We analyze the role played by the pose through visualizing the pose relation weight. In general, the proposed solution makes a certain pose region get the focus of the network, and usually this region is the key to action classification from the perspective of human intuition. If there is no interaction with the object, the network will pay attention to the pose region where the action is performed, as shown in Fig. 6 (a)(b); if the action is associated with objects, the network will pay attention to the pose region related with the object, as shown in Fig. 6 (c)–(f). Correspondingly, the pose region which is not related to the action gets a lower pose relation weight, consistent with the expectation.

In order to further explore what type of action the proposed solution is suitable for, the top 3 and bottom 3 of the results on the Stanford 40 Action test set are listed in Table 5.

Table 5. Top 3/bottom 3 classification results on the Stanford 40 Action test set.

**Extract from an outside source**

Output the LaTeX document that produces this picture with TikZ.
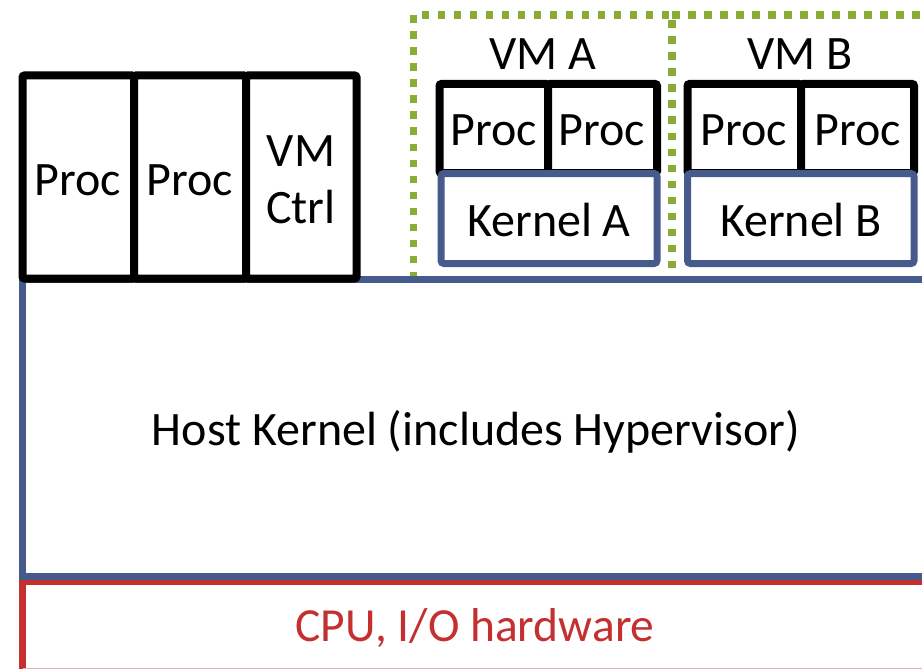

From the results, it can be seen that the classification results are generally better for images with clear objects and pose information. The result is relatively poor for actions like Waving Hands which has no surrounding objects. Such action may be confused with others. For the other two actions with poor results, we guess that it is because they don’t follow a fixed action pattern. For example, when pouring liquid, the hand movement may be upward or downward, which may cause misclassification. How to make the network adapt to such variability is still a problem that needs further exploration.

5 Conclusion

In this paper, we propose a solution that makes full use of various contextual features especially pose to assist action recognition in still images. By generating pose regions with action cues and fusing them with the human body feature in the Pose-Enhanced Relation Module, the proposed solution solves the problem of insufficient pose information usage in previous methods, and has achieved leading results on public datasets. Based on the analysis of the action classification results, adapting the solution to different action patterns may be a problem worth studying in the future.